Stanwood’s February festival is named after its most popular winter visitor, the snow goose, but that’s not the only thing it’s about.

The Port Susan Snow Goose and Birding Festival, which runs Feb. 22 and 23 this year, is a free event for lovers of all types of birds, from eagles and owls to shore birds and bluebirds.

The snow geese get top billing because they worked hard to get here, flying more than 3,000 miles from Wrangell Island in the Russian Arctic to spend the winter in the Northwest.

Some 70,000 snow geese migrate to the region, traveling from their breeding grounds in Wrangell, north of Siberia in the Arctic Ocean.

Last year, the state Department of Fish and Wildlife attached satellite transmitters on some of the geese to get a better handle on their travels, both during their migration and while they’re here in the Northwest.

The geese usually spend the night in Port Susan or Skagit Bay, heading out during the day to forage in a variety of farm fields.

“They’re spreading out more in the valley,” said Kristine Kaufman, a member of the festival planning committee. “During the day, smaller groups are going to Arlington, Everett and other communities (to feed).”

Russian senior scientist Vasily Baranyuk, who has studied the geese on Wrangell Island and in the Northwest, will talk about what scientists are learning during a presentation at the festival Feb. 23.

Kaufmann said the festival, which is in its ninth year, will also include talks on successful efforts to reintroduce native bluebirds in the San Juan Islands. “They’re just beautiful,” she said, noting the next step is to expand their range.

Also speaking will be Ruth Milner of the state wildlife department, who has done extensive work on shore birds.

The National Audubon Society has designated the Skagit and Stillaguamish river deltas as a critical habitat for shore birds, and the festival will acknowledge the event during a reception on Saturday, Kaufmann said.

She noted that last year, the area received a similar critical habitat designation.

“It’s nice that a little strip of a fairly urban area is important habitat,” she said.

In addition to a number of presentations, the festival will feature a series of classes and outdoor tours.

Identifying waterfowl was a popular on-the-water class last year and will return again this year, Kaufmann said.

Wildlife photographer Karen Ulvestad will also present a class on taking better photos.

And buses will take people on a tour of the Nature Conservancy property along the Stillaguamish River. And there will be tours to look for snow geese and swans as well as shore birds.

Young people and adults will also be able to build their own owl nesting boxes during a workshop on Feb. 23.
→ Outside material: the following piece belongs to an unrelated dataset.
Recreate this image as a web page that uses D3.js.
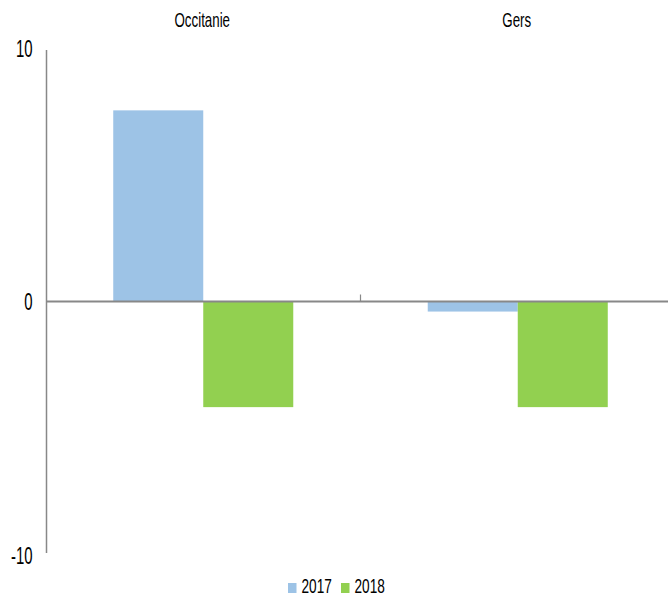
<!DOCTYPE html>
<html><head><meta charset="utf-8">
<script src="https://cdn.jsdelivr.net/npm/d3@7"></script>
<style>body{margin:0;background:#fff;} text{font-family:"Liberation Sans",Arial,sans-serif;fill:#000;}</style>
</head><body>
<svg id="c" width="668" height="597"></svg>
<script>
const categories = ["Occitanie", "Gers"];
const years = ["2017", "2018"];
const values2017 = [7.6, -0.4];
const values2018 = [-4.2, -4.2];
const yTicks = [10, 0, -10];
const colors = ["#9DC3E6", "#92D050"];

const svg = d3.select("#c");
const y = d3.scaleLinear().domain([-10, 10]).range([553, 50]);
const x0 = d3.scaleBand().domain(categories).range([46, 675]).paddingInner(0).paddingOuter(0);
const x1 = d3.scaleBand().domain(years).range([0, x0.bandwidth()]).paddingInner(0).paddingOuter(0.747);
const series = [values2017, values2018];
const SX = 0.65;

function label(g, x, yy, txt, size, anchor) {
  return g.append("text")
    .attr("transform", `translate(${x},${yy}) scale(${SX},1)`)
    .attr("text-anchor", anchor).attr("font-size", size).text(txt);
}

// bars
years.forEach((yr, si) => {
  svg.append("g").selectAll("rect").data(categories).join("rect")
    .attr("x", c => x0(c) + x1(yr))
    .attr("width", x1.bandwidth())
    .attr("y", (c, i) => y(Math.max(0, series[si][i])))
    .attr("height", (c, i) => Math.abs(y(series[si][i]) - y(0)))
    .attr("fill", colors[si]);
});

// y axis line
svg.append("line").attr("x1", 46.5).attr("x2", 46.5).attr("y1", y(10)).attr("y2", y(-10))
  .attr("stroke", "#888").attr("stroke-width", 1.5);
// zero line
svg.append("line").attr("x1", 46).attr("x2", 668).attr("y1", y(0)).attr("y2", y(0))
  .attr("stroke", "#888").attr("stroke-width", 2);
// category separator tick
svg.append("line").attr("x1", x0("Gers")).attr("x2", x0("Gers")).attr("y1", y(0) - 7).attr("y2", y(0))
  .attr("stroke", "#888").attr("stroke-width", 1.2);

// y tick labels
const yg = svg.append("g");
yTicks.forEach(d => {
  const off = d === 10 ? 6.5 : d === 0 ? 8.5 : 11;
  label(yg, 32.5, y(d) + off, String(d), 23, "end");
});

// category labels at top
const cg = svg.append("g");
categories.forEach(c => label(cg, x0(c) + x0.bandwidth() / 2 - 1, 26.5, c, 20.5, "middle"));

// legend
const legend = [{label: years[0], x: 288}, {label: years[1], x: 341}];
const lg = svg.append("g");
legend.forEach((l, i) => {
  lg.append("rect").attr("x", l.x).attr("y", 583).attr("width", 8.5).attr("height", 10).attr("fill", colors[i]);
  label(lg, l.x + 13.5, 592.5, l.label, 21, "start");
});
</script>
</body></html>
Kaufmann said the festival averages about 1,000 visitors a year, depending on weather. People interested in taking any of the tours should sign up on the festival’s website, www.snowgoosefest.org, because they usually fill up early.

Snow goose fest

What: Port Susan Snow Goose and Birding Festival.

When: Feb. 22 and 23.

Where: 27130 102nd Ave, NW, Stanwood.

Cost: Free.

Information: www.snowgoosefest.org, for information and to register for tours.